Masa Depan Mobil Otonom di Indonesia: Sebuah Jalan Bertahap
Melihat potensi dan tantangan di atas, adopsi mobil otonom di Indonesia kemungkinan besar akan terjadi secara bertahap dan selektif.
- Pilot Project di Lingkungan Terbatas: Tahap awal mungkin akan dimulai di lingkungan yang terkontrol, seperti kawasan bandara, area industri, kampus, atau kota-kota pintar baru dengan infrastruktur yang memadai.
- Fokus pada Transportasi Publik dan Logistik: Aplikasi mobil otonom pada rute bus atau shuttle tertentu, serta dalam pengiriman barang (truk otonom di jalan tol atau area kargo), dapat menjadi prioritas karena efisiensi dan rute yang lebih terprediksi.
- Kolaborasi Multistakeholder: Sinergi antara pemerintah (pembuat regulasi), industri otomotif dan teknologi (pengembang), akademisi (peneliti), dan masyarakat (pengguna) sangat krusial untuk menciptakan ekosistem yang kondusif.

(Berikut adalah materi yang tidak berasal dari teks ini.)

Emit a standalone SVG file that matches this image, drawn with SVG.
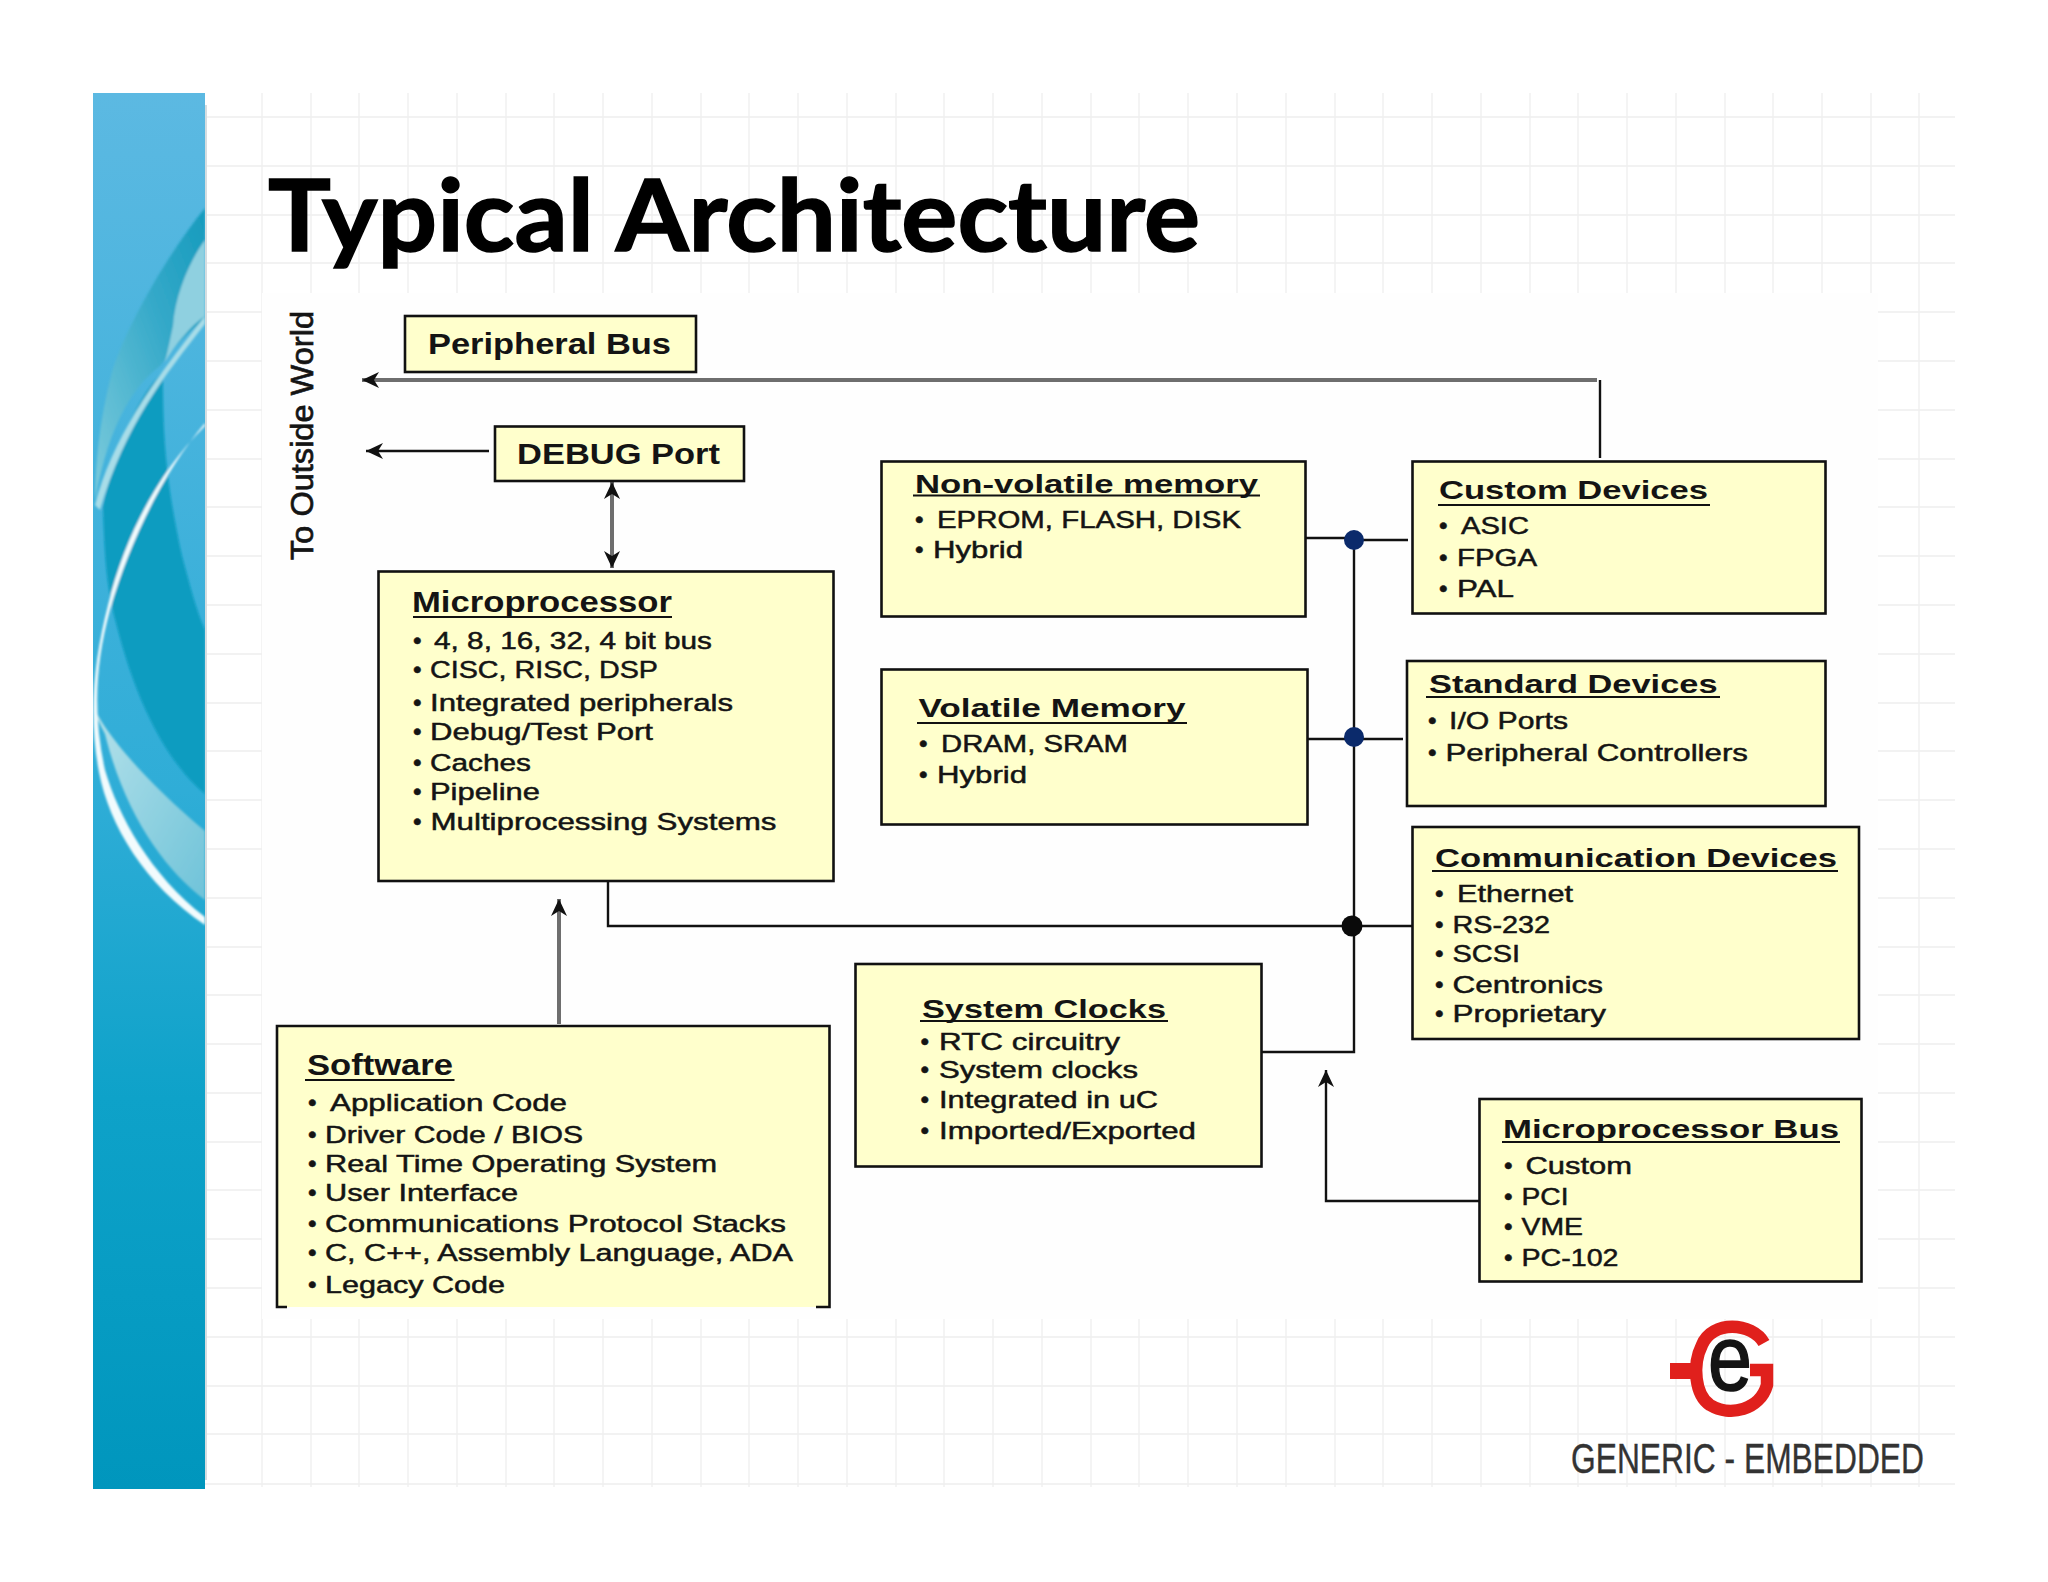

- Pengembangan SDM dan Litbang Lokal: Investasi dalam pendidikan dan riset lokal untuk mengembangkan keahlian di bidang AI, robotika, dan rekayasa otomotif akan menjadi kunci untuk beradaptasi dan berinovasi sesuai konteks Indonesia.
Kesimpulan
Masa depan mobil otonom di Indonesia adalah sebuah perjalanan panjang yang penuh harapan sekaligus rintangan. Teknologi ini berpotensi menjadi salah satu pilar transformasi mobilitas dan kualitas hidup di Nusantara, menawarkan solusi bagi kemacetan, kecelakaan, dan isu aksesibilitas. Namun, untuk mewujudkan visi "jalanan mandiri" ini, Indonesia harus bersiap menghadapi tantangan infrastruktur, regulasi, sosial, dan etika dengan strategi yang komprehensif, adaptif, dan berorientasi pada kemaslahatan bersama. Jalan masih panjang, namun potensi revolusinya terlalu besar untuk diabaikan.